For months I’ve felt guilty making him feel that way.  I never want to disappoint my dad, and I knew that I had done just that.  I wondered what I could do to correct my attitude and in so doing, make him proud of me again.  I thought about getting $50 in ones and walking around SLC handing each homeless person I saw a dollar.  But that never happened.  Plus, I usually never even carry cash with me.

About a week ago I remembered that I had a dollar in my car in case of emergency.  I remembered this just after driving past a homeless person by Wal Mart, and it was too late to give it to him without causing a major situation on the road.  Guilty again.

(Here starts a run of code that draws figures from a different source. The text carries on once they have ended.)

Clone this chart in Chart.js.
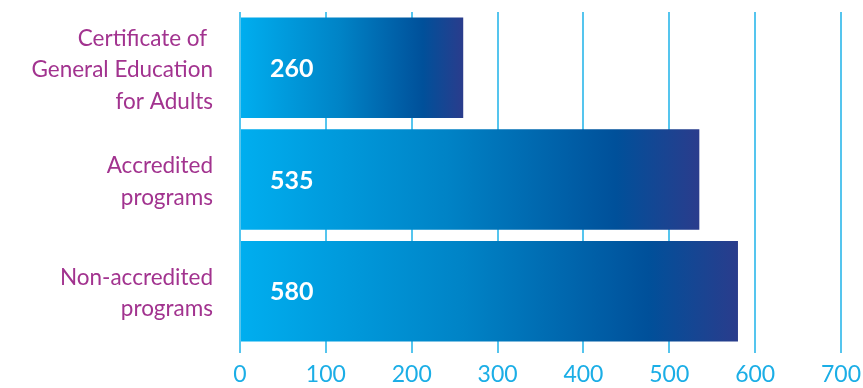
<!DOCTYPE html>
<html>
<head>
<meta charset="utf-8">
<script src="https://cdn.jsdelivr.net/npm/chart.js@4"></script>
<style>
  html, body { margin: 0; padding: 0; background: #fff; }
  #wrap { width: 863px; height: 388px; position: relative; }
</style>
</head>
<body>
<div id="wrap"><canvas id="enrolChart"></canvas></div>
<script>
// categories and values
const categories = [
  ["Certificate of ", "General Education", "for Adults"],
  ["Accredited", "programs"],
  ["Non-accredited", "programs"],
];
const enrolments = [260, 535, 580];
const xTicks = [0, 100, 200, 300, 400, 500, 600, 700];

const FONT = "Lato, 'Open Sans', sans-serif";

// gradient running from the zero line to the end of each bar
function barGradient(context) {
  const chart = context.chart;
  const xScale = chart.scales.x;
  if (!chart.chartArea || !xScale || context.raw == null) return "#00AEEF";
  const x0 = xScale.getPixelForValue(0);
  const x1 = xScale.getPixelForValue(context.raw);
  if (!isFinite(x0) || !isFinite(x1)) return "#00AEEF";
  const g = chart.ctx.createLinearGradient(x0, 0, x1, 0);
  g.addColorStop(0, "#00AEEF");
  g.addColorStop(0.45, "#0083C6");
  g.addColorStop(0.82, "#00509A");
  g.addColorStop(1, "#2A3C8C");
  return g;
}

// white value labels near the left end of every bar
const valueLabels = {
  id: "valueLabels",
  afterDatasetsDraw(chart) {
    const ctx = chart.ctx;
    const meta = chart.getDatasetMeta(0);
    const x0 = chart.scales.x.getPixelForValue(0);
    ctx.save();
    ctx.fillStyle = "#ffffff";
    ctx.font = `bold 25px ${FONT}`;
    ctx.textAlign = "left";
    ctx.textBaseline = "middle";
    meta.data.forEach((bar, i) => {
      ctx.fillText(String(enrolments[i]), x0 + 30, bar.y + 1);
    });
    ctx.restore();
  },
};

new Chart(document.getElementById("enrolChart"), {
  type: "bar",
  data: {
    labels: categories,
    datasets: [{
      data: enrolments,
      backgroundColor: barGradient,
      borderWidth: 0,
      barPercentage: 1,
      categoryPercentage: 0.9,
    }],
  },
  options: {
    indexAxis: "y",
    responsive: true,
    maintainAspectRatio: false,
    animation: false,
    layout: { padding: { top: 12, right: 22, left: 0, bottom: 0 } },
    plugins: {
      legend: { display: false },
      tooltip: { enabled: false },
    },
    scales: {
      x: {
        min: 0,
        max: 700,
        afterBuildTicks: (axis) => { axis.ticks = xTicks.map(v => ({ value: v })); },
        afterFit: (axis) => {
          axis.height = 41;
          axis.paddingLeft = 0;
          axis.paddingRight = 0;
        },
        border: { display: false },
        grid: {
          color: "#55C5EE",
          lineWidth: 2,
          drawTicks: true,
          tickLength: 6,
        },
        ticks: {
          color: "#1BAEE6",
          font: { family: FONT, size: 23 },
          padding: 8,
        },
      },
      y: {
        afterFit: (axis) => {
          axis.width = 240;
          // the bars are offset, so the multi-line labels never overflow
          axis.paddingTop = 0;
          axis.paddingBottom = 0;
        },
        border: { display: false },
        grid: { display: false },
        ticks: {
          color: "#A2338F",
          font: { family: FONT, size: 22.5, lineHeight: 1.4 },
          padding: 19,
          labelOffset: 2,
        },
      },
    },
  },
  plugins: [valueLabels],
});
</script>
</body>
</html>
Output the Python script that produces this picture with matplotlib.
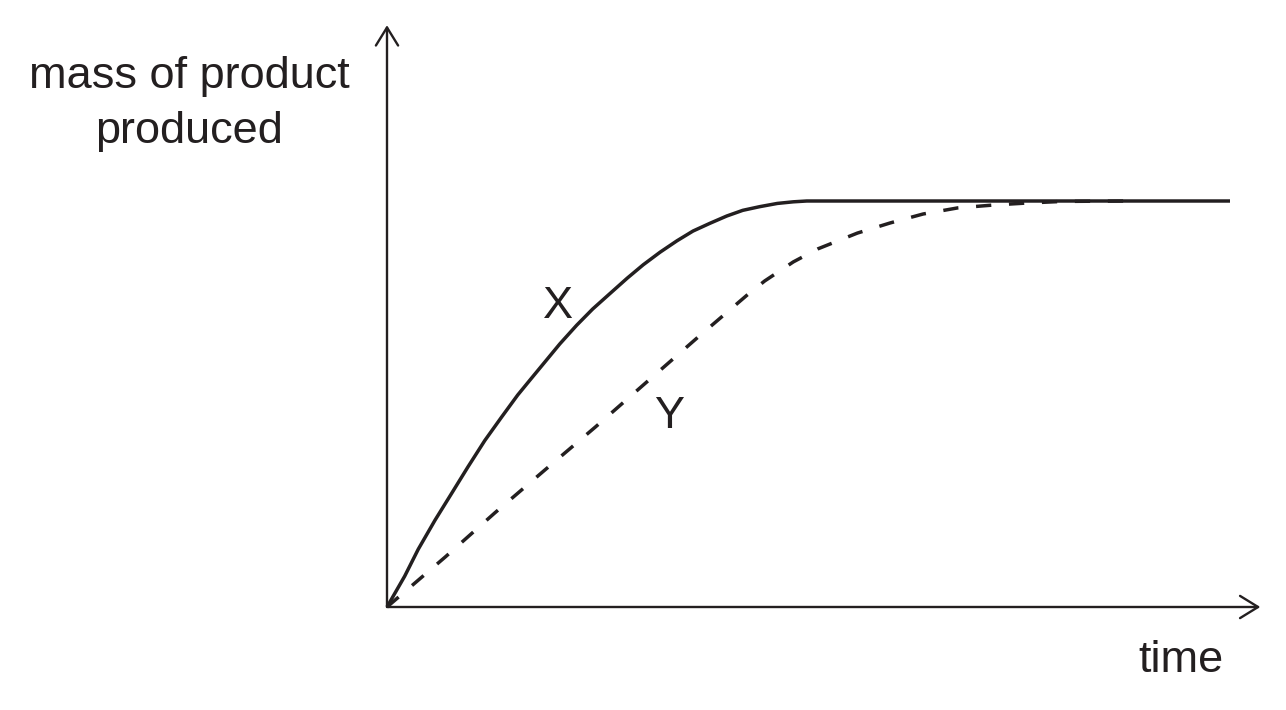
import matplotlib
matplotlib.use('Agg')
import matplotlib.pyplot as plt

# curve X (solid): time vs mass, arbitrary units (plateau = 100)
time_x = [0, 2.1, 3.7, 5.7, 7.7, 9.6, 11.6, 13.6, 15.5, 17.0, 20.5, 22.5, 24.4,
          26.5, 28.5, 30.4, 32.4, 34.4, 36.3, 38.3, 40.3, 42.2, 44.2, 46.3, 48.2,
          49.8, 100]
mass_x = [0, 7.6, 14.2, 21.4, 28.1, 34.5, 41.0, 46.8, 52.2, 56.0, 64.8, 69.4, 73.4,
          77.3, 81.0, 84.3, 87.4, 90.2, 92.6, 94.5, 96.3, 97.7, 98.6, 99.4, 99.8,
          100, 100]

# curve Y (dashed)
time_y = [0, 6.9, 12.8, 18.7, 24.7, 30.8, 36.8, 42.7, 44.8, 48.2, 51.1, 55.8, 59.7,
          63.6, 67.7, 71.9, 75.9, 80.2, 88.1]
mass_y = [0, 12.3, 23.2, 33.7, 44.3, 55.4, 66.3, 76.8, 80.3, 85.0, 88.2, 92.1, 94.6,
          96.8, 98.3, 99.0, 99.5, 99.9, 100]

ink = '#231f20'
W, H = 1286, 710

fig = plt.figure(figsize=(W / 100, H / 100), dpi=100)
# origin at pixel (387, 607), t=100 at px 1230, mass=100 at px 201
ax = fig.add_axes([387 / W, (H - 607) / H, (1230 - 387) / W, (607 - 201) / H])
ax.set_xlim(0, 100)
ax.set_ylim(0, 100)
ax.axis('off')

ax.plot(time_x, mass_x, color=ink, lw=2.5, solid_capstyle='butt',
        solid_joinstyle='round', clip_on=False)
ax.plot(time_y, mass_y, color=ink, lw=2.5, linestyle=(0, (4.4, 5.1)),
        dash_capstyle='butt', clip_on=False)

# axes with open arrow heads
arrow = dict(arrowstyle='->,head_length=1.3,head_width=0.8', color=ink, lw=1.7,
             shrinkA=0, shrinkB=0)
ax.annotate('', xy=(0, 143.3), xytext=(0, 0), arrowprops=arrow,
            annotation_clip=False)
ax.annotate('', xy=(103.6, 0), xytext=(0, 0), arrowprops=arrow,
            annotation_clip=False)

font = dict(family=['Liberation Sans', 'DejaVu Sans'], color=ink, fontsize=32.5)
fig.text(189 / W, 1 - 88 / H, 'mass of product', ha='center', va='baseline', **font)
fig.text(189 / W, 1 - 143 / H, 'produced', ha='center', va='baseline', **font)
fig.text(1181 / W, 1 - 672 / H, 'time', ha='center', va='baseline', **font)
fig.text(558 / W, 1 - 318 / H, 'X', ha='center', va='baseline', **font)
fig.text(669 / W, 1 - 428 / H, 'Y', ha='center', va='baseline', **font)

fig.savefig('out.png', dpi=100, facecolor='white')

So, Monday night was getting a few little groceries from Smith’s after my run.  I won’t go into detail to praise myself on my blog, but I will say that after THREE TRIES (and driving halfway home before going back to do so) I finally figured out how to redeem my selfish heart just a little bit.  It was such a good feeling to know that I could help someone in need.  I wondered for a moment if they were really in need or just posing as such, but I realized that it didn’t matter.  What mattered was that I did my part.

“For behold, are we not all beggars? Do we not all depend upon the same Being, even God, for all the substance which we have, for both food and raiment, and for gold, and for silver, and for all the riches which we have of every kind? …

“And now, if God, who has created you, on whom you are dependent for your lives and for all that ye have and are, doth grant unto you whatsoever ye ask that is right, … O then, how ye ought to impart of the substance that ye have one to another.” (Mosiah 4:19, 21.)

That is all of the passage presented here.